WRITTEN EXERCISE
Extract every line of the material that holds the string "this".

-- begin --

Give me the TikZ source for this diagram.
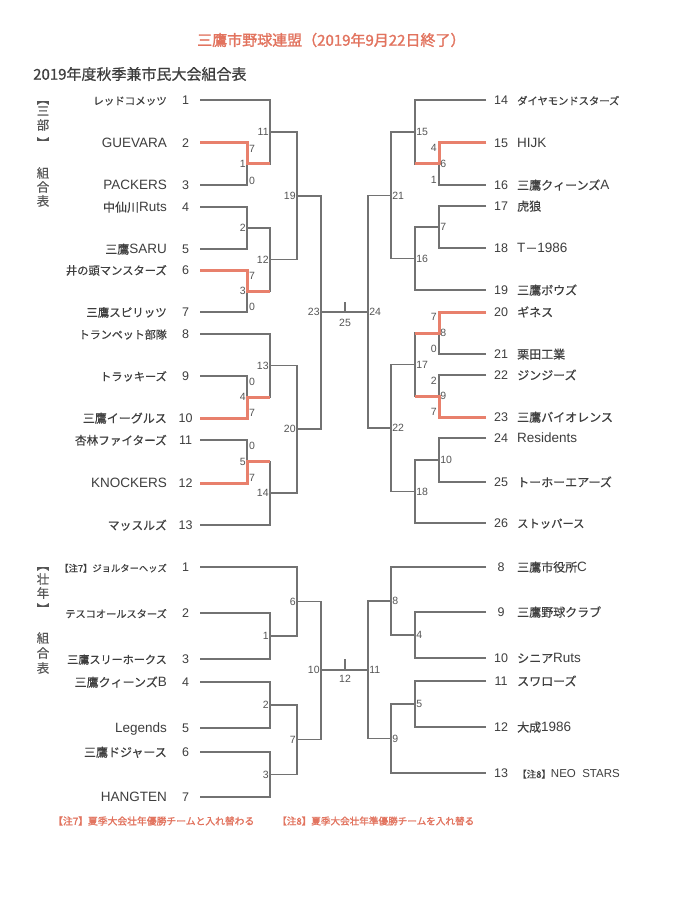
\documentclass[tikz,border=0pt]{standalone}
\usepackage{fontspec}
\setmainfont{Liberation Sans}
\newfontfamily\jp[FakeBold=0.4]{Noto Sans CJK JP}
\newfontfamily\jpb[FakeBold=1.5]{Noto Sans CJK JP}
\newfontfamily\jpm[FakeBold=0.8]{Noto Sans CJK JP}
\newcommand\J[2][12]{{\jp\fontsize{#1}{#1}\selectfont #2}}
\definecolor{ln}{HTML}{727272}
\definecolor{rd}{HTML}{E8806C}
\definecolor{tx}{HTML}{3E3E3E}
\definecolor{lb}{HTML}{555555}
\definecolor{ttl}{HTML}{E2735E}
\newcommand\lteam[4]{\coordinate (#1) at (200,#2);
  \node[lname] (#1n) at (167,#2) {#4};
  \node[num] (#1k) at (185.5,#2) {#3};}
\newcommand\rteam[4]{\coordinate (#1) at (486,#2);
  \node[num] (#1k) at (501,#2) {#3};
  \node[rname] (#1n) at (517,#2) {#4};}
\begin{document}
\begin{tikzpicture}[x=1pt,y=-1pt,
  br/.style={draw=ln,line width=1.1pt},
  win/.style={draw=rd,line width=3pt,line join=miter},
  lname/.style={anchor=base east,inner sep=0pt,text=tx,font=\fontsize{13.5}{13.5}\selectfont,yshift=-4.7pt},
  rname/.style={anchor=base west,inner sep=0pt,text=tx,font=\fontsize{13.5}{13.5}\selectfont,yshift=-4.7pt},
  num/.style={anchor=base,inner sep=0pt,text=tx,font=\fontsize{12.5}{12.5}\selectfont,yshift=-4.4pt},
  ml/.style={inner sep=0pt,text=lb,font=\fontsize{10.5}{10.5}\selectfont},
  lml/.style={ml,anchor=east,xshift=-1.2pt},
  rml/.style={ml,anchor=west,xshift=1.2pt},
  sec/.style={inner sep=0pt,text=lb,font=\jp\fontsize{12.5}{12.5}\selectfont},
  secb/.style={sec,rotate=-90}
]
\fill[white] (0,0) rectangle (675,901);
\path[use as bounding box] (0,0) rectangle (675,901);

% titles
\node[anchor=west,inner sep=0pt,text=ttl,font=\jpb\fontsize{15}{15}\selectfont] (title) at (197,40) {三鷹市野球連盟（2019年9月22日終了）};
\node[anchor=west,inner sep=0pt,text=tx,font=\jpm\fontsize{15}{15}\selectfont] (subtitle) at (33,74) {2019年度秋季兼市民大会組合表};

% section labels
\node[secb] (u1) at (43,99) {【};
\node[sec] (u2) at (43,111) {三};
\node[sec] (u3) at (43,125) {部};
\node[secb] (u4) at (43,143) {】};
\node[sec] (u5) at (43,173) {組};
\node[sec] (u6) at (43,187) {合};
\node[sec] (u7) at (43,201) {表};
\node[secb] (w1) at (43,565) {【};
\node[sec] (w2) at (43,579) {壮};
\node[sec] (w3) at (43,593) {年};
\node[secb] (w4) at (43,609) {】};
\node[sec] (w5) at (43,638) {組};
\node[sec] (w6) at (43,653) {合};
\node[sec] (w7) at (43,668) {表};

% ---------- upper left teams
\lteam{T1}{100}{1}{\J[10.5]{レッドコメッツ}}
\lteam{T2}{143}{2}{GUEVARA}
\lteam{T3}{185}{3}{PACKERS}
\lteam{T4}{207}{4}{\J{中仙川}Ruts}
\lteam{T5}{249}{5}{\J{三鷹}SARU}
\lteam{T6}{270}{6}{\J[11.3]{井の頭マンスターズ}}
\lteam{T7}{312}{7}{\J[11.5]{三鷹スピリッツ}}
\lteam{T8}{334}{8}{\J[11]{トランペット部隊}}
\lteam{T9}{376}{9}{\J[11.2]{トラッキーズ}}
\lteam{T10}{418}{10}{\J{三鷹イーグルス}}
\lteam{T11}{440}{11}{\J[11.6]{杏林ファイターズ}}
\lteam{T12}{483}{12}{KNOCKERS}
\lteam{T13}{525}{13}{\J[11.8]{マッスルズ}}

% ---------- upper right teams
\rteam{R14}{100}{14}{\J[10.3]{ダイヤモンドスターズ}}
\rteam{R15}{143}{15}{HIJK}
\rteam{R16}{185}{16}{\J{三鷹クィーンズ}A}
\rteam{R17}{206}{17}{\J{虎狼}}
\rteam{R18}{248}{18}{T\J{－}1986}
\rteam{R19}{290}{19}{\J{三鷹ボウズ}}
\rteam{R20}{312}{20}{\J{ギネス}}
\rteam{R21}{354}{21}{\J{栗田工業}}
\rteam{R22}{375}{22}{\J{ジンジーズ}}
\rteam{R23}{417}{23}{\J{三鷹バイオレンス}}
\rteam{R24}{438}{24}{Residents}
\rteam{R25}{482}{25}{\J{トーホーエアーズ}}
\rteam{R26}{523}{26}{\J[11.3]{ストッパース}}

% ---------- lower left teams
\lteam{S1}{567}{1}{\J[9.3]{【注7】ジョルターヘッズ}}
\lteam{S2}{613}{2}{\J[10.2]{テスコオールスターズ}}
\lteam{S3}{659}{3}{\J[11.1]{三鷹スリーホークス}}
\lteam{S4}{682}{4}{\J{三鷹クィーンズ}B}
\lteam{S5}{728}{5}{Legends}
\lteam{S6}{752}{6}{\J{三鷹ドジャース}}
\lteam{S7}{797}{7}{HANGTEN}

% ---------- lower right teams
\rteam{Q8}{567}{8}{\J{三鷹市役所}C}
\rteam{Q9}{612}{9}{\J{三鷹野球クラブ}}
\rteam{Q10}{658}{10}{\J{シニア}Ruts}
\rteam{Q11}{681}{11}{\J{スワローズ}}
\rteam{Q12}{727}{12}{\J{大成}1986}
\rteam{Q13}{773}{13}{{\fontsize{11.5}{11.5}\selectfont\J[9.5]{【注8】}NEO\ \ STARS}}

% ---------- junctions
\coordinate (a1) at (247,164);
\coordinate (a11) at (270,132);
\coordinate (a2) at (247,228);
\coordinate (a3) at (247,291);
\coordinate (a12) at (270,259.5);
\coordinate (a19) at (297,196);
\coordinate (a4) at (247,397);
\coordinate (a13) at (270,365.5);
\coordinate (a5) at (247,461.5);
\coordinate (a14) at (270,493);
\coordinate (a20) at (297,429);
\coordinate (a23) at (321,312);

\coordinate (b6) at (439,164);
\coordinate (b15) at (415,132);
\coordinate (b7) at (439,227);
\coordinate (b16) at (415,258.5);
\coordinate (b21) at (391,195.5);
\coordinate (b8) at (439,333);
\coordinate (b9) at (439,396);
\coordinate (b17) at (415,364.5);
\coordinate (b10) at (439,460);
\coordinate (b18) at (415,491.5);
\coordinate (b22) at (391,428);
\coordinate (b24) at (368,312);

\coordinate (c1) at (270,636);
\coordinate (c6) at (297,601.5);
\coordinate (c2) at (270,705);
\coordinate (c3) at (270,774.5);
\coordinate (c7) at (297,739.5);
\coordinate (c10) at (321,670);

\coordinate (d4) at (415,635);
\coordinate (d8) at (391,601);
\coordinate (d5) at (415,704);
\coordinate (d9) at (391,738.5);
\coordinate (d11) at (368,670);

\coordinate (tk1) at (345,312);
\coordinate (tk1t) at (345,302);
\coordinate (tk2) at (345,670);
\coordinate (tk2t) at (345,659);

% ---------- brackets
\draw[br] (T2) -| (a1) |- (T3);
\draw[br] (T1) -| (a11) |- (a1);
\draw[br] (T4) -| (a2) |- (T5);
\draw[br] (T6) -| (a3) |- (T7);
\draw[br] (a2) -| (a12) |- (a3);
\draw[br] (a11) -| (a19) |- (a12);
\draw[br] (T9) -| (a4) |- (T10);
\draw[br] (T8) -| (a13) |- (a4);
\draw[br] (T11) -| (a5) |- (T12);
\draw[br] (a5) -| (a14) |- (T13);
\draw[br] (a13) -| (a20) |- (a14);
\draw[br] (a19) -| (a23) |- (a20);

\draw[br] (R15) -| (b6) |- (R16);
\draw[br] (R14) -| (b15) |- (b6);
\draw[br] (R17) -| (b7) |- (R18);
\draw[br] (b7) -| (b16) |- (R19);
\draw[br] (b15) -| (b21) |- (b16);
\draw[br] (R20) -| (b8) |- (R21);
\draw[br] (R22) -| (b9) |- (R23);
\draw[br] (b8) -| (b17) |- (b9);
\draw[br] (R24) -| (b10) |- (R25);
\draw[br] (b10) -| (b18) |- (R26);
\draw[br] (b17) -| (b22) |- (b18);
\draw[br] (b21) -| (b24) |- (b22);

\draw[br] (a23) -- (b24);
\draw[br] (tk1) -- (tk1t);

\draw[br] (S2) -| (c1) |- (S3);
\draw[br] (S1) -| (c6) |- (c1);
\draw[br] (S4) -| (c2) |- (S5);
\draw[br] (S6) -| (c3) |- (S7);
\draw[br] (c2) -| (c7) |- (c3);
\draw[br] (c6) -| (c10) |- (c7);

\draw[br] (Q9) -| (d4) |- (Q10);
\draw[br] (Q8) -| (d8) |- (d4);
\draw[br] (Q11) -| (d5) |- (Q12);
\draw[br] (d5) -| (d9) |- (Q13);
\draw[br] (d8) -| (d11) |- (d9);

\draw[br] (c10) -- (d11);
\draw[br] (tk2) -- (tk2t);

% ---------- winners
\draw[win] (T2) -| (a1) -- (a1 -| a11);
\draw[win] (T6) -| (a3) -- (a3 -| a12);
\draw[win] (T10) -| (a4) -- (a4 -| a13);
\draw[win] (T12) -| (a5) -- (a5 -| a14);
\draw[win] (R15) -| (b6) -- (b6 -| b15);
\draw[win] (R20) -| (b8) -- (b8 -| b17);
\draw[win] (R23) -| (b9) -- (b9 -| b17);

% ---------- match labels
\node[lml] (la1) at (a1) {1};
\node[lml] (la11) at (a11) {11};
\node[lml] (la2) at (a2) {2};
\node[lml] (la3) at (a3) {3};
\node[lml] (la12) at (a12) {12};
\node[lml] (la19) at (a19) {19};
\node[lml] (la4) at (a4) {4};
\node[lml] (la13) at (a13) {13};
\node[lml] (la5) at (a5) {5};
\node[lml] (la14) at (a14) {14};
\node[lml] (la20) at (a20) {20};
\node[lml] (la23) at (a23) {23};

\node[rml] (lb6) at (b6) {6};
\node[rml] (lb15) at (b15) {15};
\node[rml] (lb7) at (b7) {7};
\node[rml] (lb16) at (b16) {16};
\node[rml] (lb21) at (b21) {21};
\node[rml] (lb8) at (b8) {8};
\node[rml] (lb9) at (b9) {9};
\node[rml] (lb17) at (b17) {17};
\node[rml] (lb10) at (b10) {10};
\node[rml] (lb18) at (b18) {18};
\node[rml] (lb22) at (b22) {22};
\node[rml] (lb24) at (b24) {24};

\node[ml] (l25) at (345,323) {25};

\node[lml] (lc1) at (c1) {1};
\node[lml] (lc6) at (c6) {6};
\node[lml] (lc2) at (c2) {2};
\node[lml] (lc3) at (c3) {3};
\node[lml] (lc7) at (c7) {7};
\node[lml] (lc10) at (c10) {10};
\node[rml] (ld8) at (d8) {8};
\node[rml] (ld4) at (d4) {4};
\node[rml] (ld5) at (d5) {5};
\node[rml] (ld9) at (d9) {9};
\node[rml] (ld11) at (d11) {11};
\node[ml] (l12) at (345,679) {12};

% ---------- scores
\node[ml,anchor=west] (s1a) at (249,148.5) {7};
\node[ml,anchor=west] (s1b) at (249,180.5) {0};
\node[ml,anchor=west] (s3a) at (249,276) {7};
\node[ml,anchor=west] (s3b) at (249,306.5) {0};
\node[ml,anchor=west] (s4a) at (249,381.5) {0};
\node[ml,anchor=west] (s4b) at (249,412.5) {7};
\node[ml,anchor=west] (s5a) at (249,445.5) {0};
\node[ml,anchor=west] (s5b) at (249,477.5) {7};
\node[ml,anchor=east] (s6a) at (437,148) {4};
\node[ml,anchor=east] (s6b) at (437,180) {1};
\node[ml,anchor=east] (s8a) at (437,317) {7};
\node[ml,anchor=east] (s8b) at (437,349) {0};
\node[ml,anchor=east] (s9a) at (437,381) {2};
\node[ml,anchor=east] (s9b) at (437,412) {7};

% ---------- footnotes
\node[anchor=west,inner sep=0pt,text=ttl,font=\jpb\fontsize{9.8}{9.8}\selectfont] (fn1) at (53,821) {【注7】夏季大会壮年優勝チームと入れ替わる};
\node[anchor=west,inner sep=0pt,text=ttl,font=\jpb\fontsize{9.6}{9.6}\selectfont] (fn2) at (277,821) {【注8】夏季大会壮年準優勝チームを入れ替る};
\end{tikzpicture}
\end{document}
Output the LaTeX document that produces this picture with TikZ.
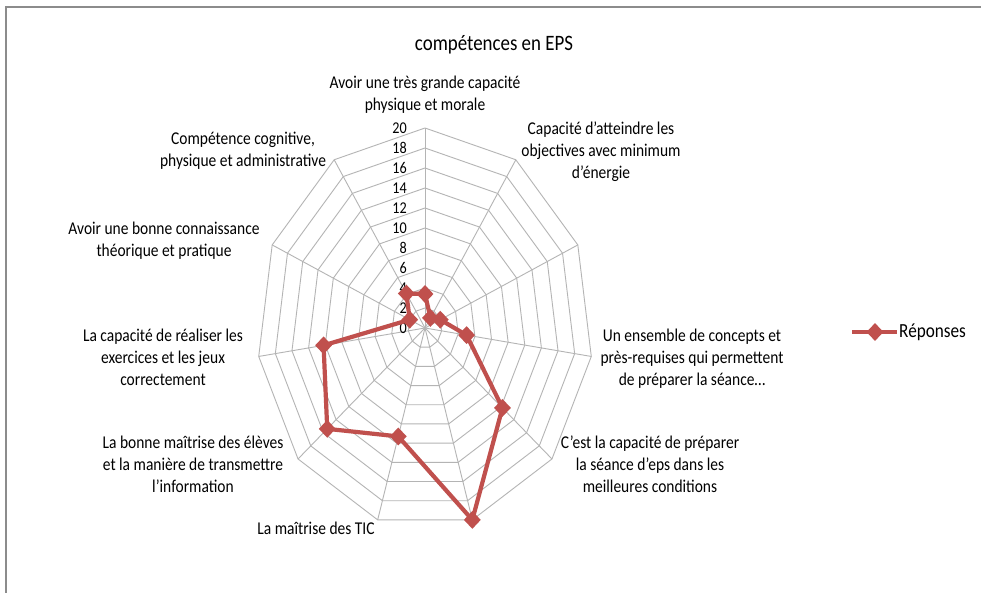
\documentclass[tikz,border=0pt]{standalone}
\usepackage{fontspec}
\usepackage{graphicx}
\setmainfont{Carlito}
\usetikzlibrary{shapes.geometric}
\definecolor{serie}{RGB}{192,80,77}
\definecolor{gridc}{RGB}{180,180,180}
\definecolor{framec}{RGB}{140,140,140}
\definecolor{txt}{RGB}{0,0,0}
\newcommand{\sqz}[1]{\scalebox{0.86}[1]{\begin{tabular}{@{}c@{}}#1\end{tabular}}}
\tikzset{
  gridline/.style={draw=gridc, line width=0.9pt},
  frameline/.style={draw=framec, line width=2pt},
  serieline/.style={draw=serie, line width=4.2pt, line join=round},
  dmark/.style={shape=diamond, fill=serie, inner sep=0pt, minimum width=17pt, minimum height=18pt},
  catlabel/.style={inner sep=0pt, text=txt, font=\fontsize{18}{22}\selectfont},
  ticklabel/.style={inner sep=0pt, anchor=east, text=txt, font=\fontsize{16.5}{18}\selectfont},
}
\begin{document}
\begin{tikzpicture}[x=1pt,y=-1pt]
\useasboundingbox (0,0) rectangle (981,593);
\fill[white] (0,0) rectangle (981,593);
\draw[frameline] (5.5,594) -- (5.5,7.5) -- (982,7.5);
% grid rings
\foreach \r in {2,4,...,20} {
  \draw[gridline] (425,{328-10*\r}) \foreach \k in {1,...,10} { -- ({425+8.4*\r*cos(90-\k*360/11)},{328-10*\r*sin(90-\k*360/11)}) } -- cycle;
}
% spokes
\coordinate (c) at (425,328);
\foreach \k in {0,...,10} {
  \coordinate (s\k) at ({425+168*cos(90-\k*360/11)},{328-200*sin(90-\k*360/11)});
  \draw[gridline] (c) -- (s\k);
}
% tick labels
\foreach \v in {0,2,...,20} {
  \node[ticklabel] (t\v) at (407,{328-10*\v}) {\scalebox{0.86}[1]{\v}};
}
% data
\foreach \k/\v in {0/3.4,1/1.2,2/2,3/5,4/12.2,5/20,6/11.3,7/15.4,8/12.2,9/2,10/4.1} {
  \coordinate (d\k) at ({425+8.4*\v*cos(90-\k*360/11)},{328-10*\v*sin(90-\k*360/11)});
}
\draw[serieline] (d0) -- (d1) -- (d2) -- (d3) -- (d4) -- (d5) -- (d6) -- (d7) -- (d8) -- (d9) -- (d10) -- cycle;
\foreach \k in {0,...,10} { \node[dmark] (m\k) at (d\k) {}; }
% title
\node[inner sep=0pt, text=txt, font=\fontsize{22}{24}\selectfont] (title) at (494,45) {\scalebox{0.86}[1]{compétences en EPS}};
% category labels
\node[catlabel] (l0) at (425,95) {\sqz{Avoir une très grande capacité\\physique et morale}};
\node[catlabel] (l1) at (601,152) {\sqz{Capacité d’atteindre les\\objectives avec minimum\\d’énergie}};
\node[catlabel] (l3) at (692,359) {\sqz{Un ensemble de concepts et\\près-requises qui permettent\\de préparer la séance…}};
\node[catlabel] (l4) at (650,466) {\sqz{C’est la capacité de préparer\\la séance d’eps dans les\\meilleures conditions}};
\node[catlabel] (l6) at (316,530) {\sqz{La maîtrise des TIC}};
\node[catlabel] (l7) at (193,466) {\sqz{La bonne maîtrise des élèves\\et la manière de transmettre\\l’information}};
\node[catlabel] (l8) at (163,359) {\sqz{La capacité de réaliser les\\exercices et les jeux\\correctement}};
\node[catlabel] (l9) at (164,241.5) {\sqz{Avoir une bonne connaissance\\théorique et pratique}};
\node[catlabel] (l10) at (243,151) {\sqz{Compétence cognitive,\\physique et administrative}};
% legend
\coordinate (la) at (852,332);
\coordinate (lb) at (897,332);
\draw[serieline] (la) -- (lb);
\node[dmark] (lm) at (875,332) {};
\node[catlabel, anchor=west, font=\fontsize{20}{22}\selectfont] (lt) at (899,332) {\scalebox{0.86}[1]{Réponses}};
\end{tikzpicture}
\end{document}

-- end --

PROBLEM SOLUTION
Give me the TikZ source for this diagram.
Output the LaTeX document that produces this picture with TikZ.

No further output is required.